* WHAT TO WORK ON: Leave out the pictures and repeat the data exactly.

* GIVEN INFORMATION:

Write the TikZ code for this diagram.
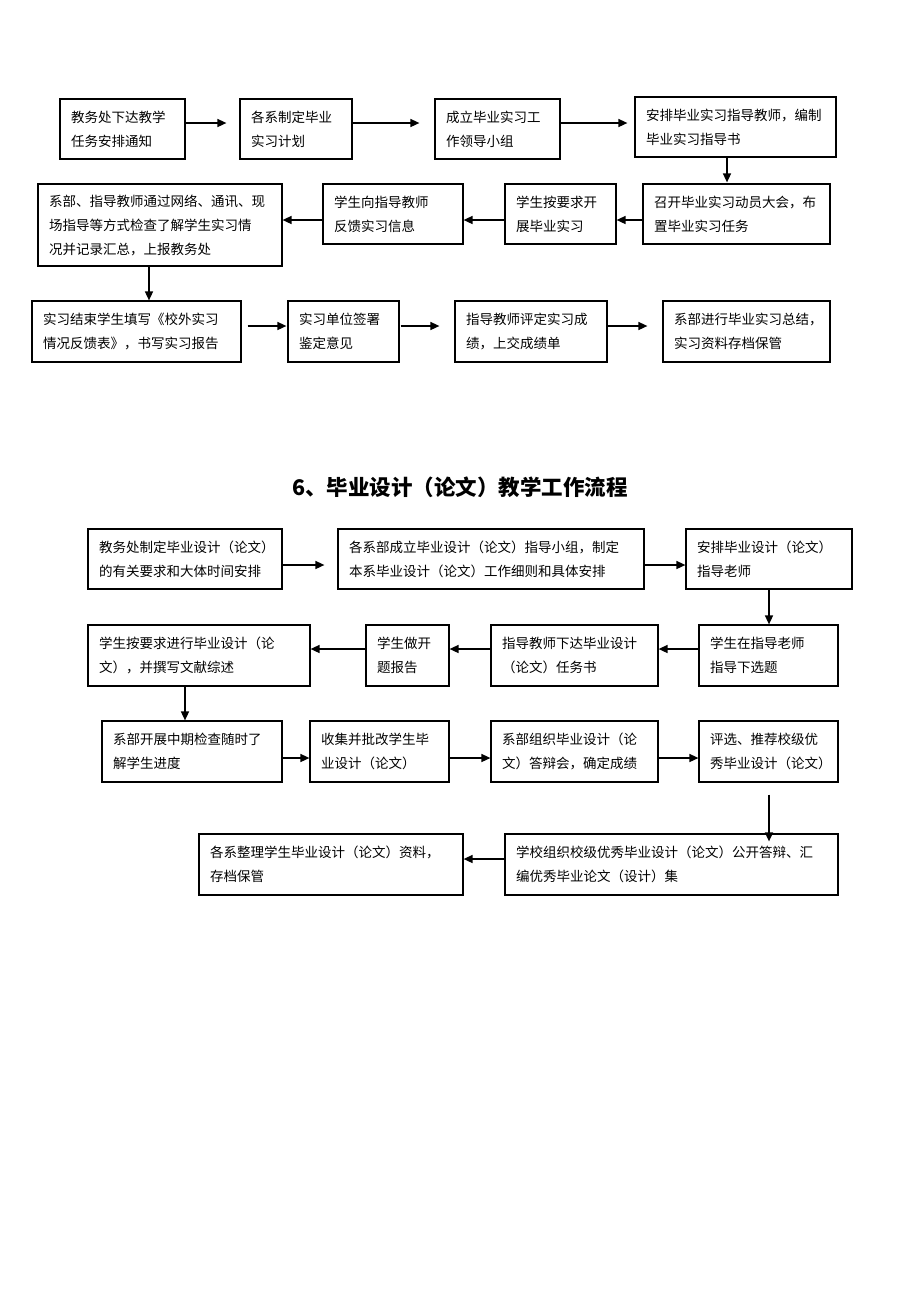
\documentclass[tikz,border=0pt]{standalone}
\usepackage{fontspec}
\setmainfont{Noto Sans CJK SC}
\usetikzlibrary{arrows.meta,calc}
\tikzset{
  box/.style={draw=black, line width=1.2pt, inner xsep=11pt, inner ysep=0pt, align=left,
    font=\fontsize{13.5}{24}\selectfont},
  arr/.style={line width=1.5pt, -{Triangle[length=9pt,width=8pt]}},
  ttl/.style={font=\fontsize{21.5}{26}\selectfont\bfseries}
}
\newcommand\bx[6]{%
  \pgfmathsetmacro\tw{#4-22}%
  \node[box, minimum width=#4pt, minimum height=#5pt, text width=\tw pt] (#1) at ({#2+#4/2},{#3+#5/2}) {#6};}
\begin{document}
\begin{tikzpicture}[x=1pt,y=-1pt]
\useasboundingbox (0,0) rectangle (920,1302);
\fill[white] (0,0) rectangle (920,1302);
% section 1
\bx{a1}{60}{99}{125}{60}{教务处下达教学\\任务安排通知}
\bx{a2}{240}{99}{112}{60}{各系制定毕业\\实习计划}
\bx{a3}{435}{99}{125}{60}{成立毕业实习工\\作领导小组}
\bx{a4}{635}{97}{201}{60}{安排毕业实习指导教师，编制\\毕业实习指导书}
\bx{b1}{38}{184}{244}{82}{系部、指导教师通过网络、通讯、现\\场指导等方式检查了解学生实习情\\况并记录汇总，上报教务处}
\bx{b2}{323}{184}{140}{60}{学生向指导教师\\反馈实习信息}
\bx{b3}{505}{184}{111}{60}{学生按要求开\\展毕业实习}
\bx{b4}{643}{184}{187}{60}{召开毕业实习动员大会，布\\置毕业实习任务}
\bx{c1}{32}{301}{209}{61}{实习结束学生填写《校外实习\\情况反馈表》，书写实习报告}
\bx{c2}{288}{301}{111}{61}{实习单位签署\\鉴定意见}
\bx{c3}{455}{301}{152}{61}{指导教师评定实习成\\绩，上交成绩单}
\bx{c4}{663}{301}{167}{61}{系部进行毕业实习总结，\\实习资料存档保管}

\draw[arr, shorten >=13pt] ([yshift=6pt]a1.east) -- ([yshift=6pt]a2.west);
\draw[arr, shorten >=15pt] ([yshift=6pt]a2.east) -- ([yshift=6pt]a3.west);
\draw[arr, shorten >=7pt] ([yshift=6pt]a3.east) -- ([yshift=6pt]a3.east -| a4.west);
\draw[arr, shorten >=1pt] ([xshift=-8.5pt]a4.south) -- ([xshift=-8.5pt]a4.south |- b4.north);
\draw[arr] ([yshift=-6pt]b4.west) -- ([yshift=-6pt]b3.east);
\draw[arr] ([yshift=-6pt]b3.west) -- ([yshift=-6pt]b2.east);
\draw[arr] ([yshift=-6pt]b2.west) -- ([yshift=-6pt]b2.west -| b1.east);
\draw[arr] ([xshift=-11pt]b1.south) -- ([xshift=-11pt]b1.south |- c1.north);
\draw[arr, shorten <=6pt, shorten >=1pt] ([yshift=5.5pt]c1.east) -- ([yshift=5.5pt]c2.west);
\draw[arr, shorten <=1pt, shorten >=15pt] ([yshift=5.5pt]c2.east) -- ([yshift=5.5pt]c3.west);
\draw[arr, shorten >=15pt] ([yshift=5.5pt]c3.east) -- ([yshift=5.5pt]c4.west);

% title
\node[ttl] (t) at (460,487) {6、毕业设计（论文）教学工作流程};

% section 2
\bx{d1}{88}{529}{194}{60}{教务处制定毕业设计（论文）\\的有关要求和大体时间安排}
\bx{d2}{338}{529}{306}{60}{各系部成立毕业设计（论文）指导小组，制定\\本系毕业设计（论文）工作细则和具体安排}
\bx{d3}{686}{529}{166}{60}{安排毕业设计（论文）\\指导老师}
\bx{e1}{88}{625}{222}{61}{学生按要求进行毕业设计（论\\文），并撰写文献综述}
\bx{e2}{366}{625}{83}{61}{学生做开\\题报告}
\bx{e3}{491}{625}{167}{61}{指导教师下达毕业设计\\（论文）任务书}
\bx{e4}{699}{625}{139}{61}{学生在指导老师\\指导下选题}
\bx{f1}{102}{721}{180}{61}{系部开展中期检查随时了\\解学生进度}
\bx{f2}{310}{721}{139}{61}{收集并批改学生毕\\业设计（论文）}
\bx{f3}{491}{721}{167}{61}{系部组织毕业设计（论\\文）答辩会，确定成绩}
\bx{f4}{699}{721}{139}{61}{评选、推荐校级优\\秀毕业设计（论文）}
\bx{g1}{199}{834}{264}{61}{各系整理学生毕业设计（论文）资料，\\存档保管}
\bx{g2}{505}{834}{333}{61}{学校组织校级优秀毕业设计（论文）公开答辩、汇\\编优秀毕业论文（设计）集}

\draw[arr, shorten >=13pt] ([yshift=-6pt]d1.east) -- ([yshift=-6pt]d2.west);
\draw[arr] ([yshift=-6pt]d2.east) -- ([yshift=-6pt]d3.west);
\draw[arr] (d3.south) -- (d3.south |- e4.north);
\draw[arr] ([yshift=6.5pt]e4.west) -- ([yshift=6.5pt]e3.east);
\draw[arr] ([yshift=6.5pt]e3.west) -- ([yshift=6.5pt]e2.east);
\draw[arr] ([yshift=6.5pt]e2.west) -- ([yshift=6.5pt]e1.east);
\draw[arr] ([xshift=-14pt]e1.south) -- ([xshift=-14pt]e1.south |- f1.north);
\draw[arr] ([yshift=-6.5pt]f1.east) -- ([yshift=-6.5pt]f2.west);
\draw[arr] ([yshift=-6.5pt]f2.east) -- ([yshift=-6.5pt]f3.west);
\draw[arr] ([yshift=-6.5pt]f3.east) -- ([yshift=-6.5pt]f4.west);
\draw[arr, shorten >=4pt] ([xshift=0.5pt,yshift=-12pt]f4.south) -- ([xshift=0.5pt,yshift=-12pt]f4.south |- g2.north);
\draw[arr] ([yshift=5.5pt]g2.west) -- ([yshift=5.5pt]g1.east);
\end{tikzpicture}
\end{document}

* FULL ANSWER:
Write the TikZ code for this diagram.
\documentclass[tikz,border=0pt]{standalone}
\usepackage{fontspec}
\setmainfont{Noto Sans CJK SC}
\usetikzlibrary{arrows.meta,calc}
\tikzset{
  box/.style={draw=black, line width=1.2pt, inner xsep=11pt, inner ysep=0pt, align=left,
    font=\fontsize{13.5}{24}\selectfont},
  arr/.style={line width=1.5pt, -{Triangle[length=9pt,width=8pt]}},
  ttl/.style={font=\fontsize{21.5}{26}\selectfont\bfseries}
}
\newcommand\bx[6]{%
  \pgfmathsetmacro\tw{#4-22}%
  \node[box, minimum width=#4pt, minimum height=#5pt, text width=\tw pt] (#1) at ({#2+#4/2},{#3+#5/2}) {#6};}
\begin{document}
\begin{tikzpicture}[x=1pt,y=-1pt]
\useasboundingbox (0,0) rectangle (920,1302);
\fill[white] (0,0) rectangle (920,1302);
% section 1
\bx{a1}{60}{99}{125}{60}{教务处下达教学\\任务安排通知}
\bx{a2}{240}{99}{112}{60}{各系制定毕业\\实习计划}
\bx{a3}{435}{99}{125}{60}{成立毕业实习工\\作领导小组}
\bx{a4}{635}{97}{201}{60}{安排毕业实习指导教师，编制\\毕业实习指导书}
\bx{b1}{38}{184}{244}{82}{系部、指导教师通过网络、通讯、现\\场指导等方式检查了解学生实习情\\况并记录汇总，上报教务处}
\bx{b2}{323}{184}{140}{60}{学生向指导教师\\反馈实习信息}
\bx{b3}{505}{184}{111}{60}{学生按要求开\\展毕业实习}
\bx{b4}{643}{184}{187}{60}{召开毕业实习动员大会，布\\置毕业实习任务}
\bx{c1}{32}{301}{209}{61}{实习结束学生填写《校外实习\\情况反馈表》，书写实习报告}
\bx{c2}{288}{301}{111}{61}{实习单位签署\\鉴定意见}
\bx{c3}{455}{301}{152}{61}{指导教师评定实习成\\绩，上交成绩单}
\bx{c4}{663}{301}{167}{61}{系部进行毕业实习总结，\\实习资料存档保管}

\draw[arr, shorten >=13pt] ([yshift=6pt]a1.east) -- ([yshift=6pt]a2.west);
\draw[arr, shorten >=15pt] ([yshift=6pt]a2.east) -- ([yshift=6pt]a3.west);
\draw[arr, shorten >=7pt] ([yshift=6pt]a3.east) -- ([yshift=6pt]a3.east -| a4.west);
\draw[arr, shorten >=1pt] ([xshift=-8.5pt]a4.south) -- ([xshift=-8.5pt]a4.south |- b4.north);
\draw[arr] ([yshift=-6pt]b4.west) -- ([yshift=-6pt]b3.east);
\draw[arr] ([yshift=-6pt]b3.west) -- ([yshift=-6pt]b2.east);
\draw[arr] ([yshift=-6pt]b2.west) -- ([yshift=-6pt]b2.west -| b1.east);
\draw[arr] ([xshift=-11pt]b1.south) -- ([xshift=-11pt]b1.south |- c1.north);
\draw[arr, shorten <=6pt, shorten >=1pt] ([yshift=5.5pt]c1.east) -- ([yshift=5.5pt]c2.west);
\draw[arr, shorten <=1pt, shorten >=15pt] ([yshift=5.5pt]c2.east) -- ([yshift=5.5pt]c3.west);
\draw[arr, shorten >=15pt] ([yshift=5.5pt]c3.east) -- ([yshift=5.5pt]c4.west);

% title
\node[ttl] (t) at (460,487) {6、毕业设计（论文）教学工作流程};

% section 2
\bx{d1}{88}{529}{194}{60}{教务处制定毕业设计（论文）\\的有关要求和大体时间安排}
\bx{d2}{338}{529}{306}{60}{各系部成立毕业设计（论文）指导小组，制定\\本系毕业设计（论文）工作细则和具体安排}
\bx{d3}{686}{529}{166}{60}{安排毕业设计（论文）\\指导老师}
\bx{e1}{88}{625}{222}{61}{学生按要求进行毕业设计（论\\文），并撰写文献综述}
\bx{e2}{366}{625}{83}{61}{学生做开\\题报告}
\bx{e3}{491}{625}{167}{61}{指导教师下达毕业设计\\（论文）任务书}
\bx{e4}{699}{625}{139}{61}{学生在指导老师\\指导下选题}
\bx{f1}{102}{721}{180}{61}{系部开展中期检查随时了\\解学生进度}
\bx{f2}{310}{721}{139}{61}{收集并批改学生毕\\业设计（论文）}
\bx{f3}{491}{721}{167}{61}{系部组织毕业设计（论\\文）答辩会，确定成绩}
\bx{f4}{699}{721}{139}{61}{评选、推荐校级优\\秀毕业设计（论文）}
\bx{g1}{199}{834}{264}{61}{各系整理学生毕业设计（论文）资料，\\存档保管}
\bx{g2}{505}{834}{333}{61}{学校组织校级优秀毕业设计（论文）公开答辩、汇\\编优秀毕业论文（设计）集}

\draw[arr, shorten >=13pt] ([yshift=-6pt]d1.east) -- ([yshift=-6pt]d2.west);
\draw[arr] ([yshift=-6pt]d2.east) -- ([yshift=-6pt]d3.west);
\draw[arr] (d3.south) -- (d3.south |- e4.north);
\draw[arr] ([yshift=6.5pt]e4.west) -- ([yshift=6.5pt]e3.east);
\draw[arr] ([yshift=6.5pt]e3.west) -- ([yshift=6.5pt]e2.east);
\draw[arr] ([yshift=6.5pt]e2.west) -- ([yshift=6.5pt]e1.east);
\draw[arr] ([xshift=-14pt]e1.south) -- ([xshift=-14pt]e1.south |- f1.north);
\draw[arr] ([yshift=-6.5pt]f1.east) -- ([yshift=-6.5pt]f2.west);
\draw[arr] ([yshift=-6.5pt]f2.east) -- ([yshift=-6.5pt]f3.west);
\draw[arr] ([yshift=-6.5pt]f3.east) -- ([yshift=-6.5pt]f4.west);
\draw[arr, shorten >=4pt] ([xshift=0.5pt,yshift=-12pt]f4.south) -- ([xshift=0.5pt,yshift=-12pt]f4.south |- g2.north);
\draw[arr] ([yshift=5.5pt]g2.west) -- ([yshift=5.5pt]g1.east);
\end{tikzpicture}
\end{document}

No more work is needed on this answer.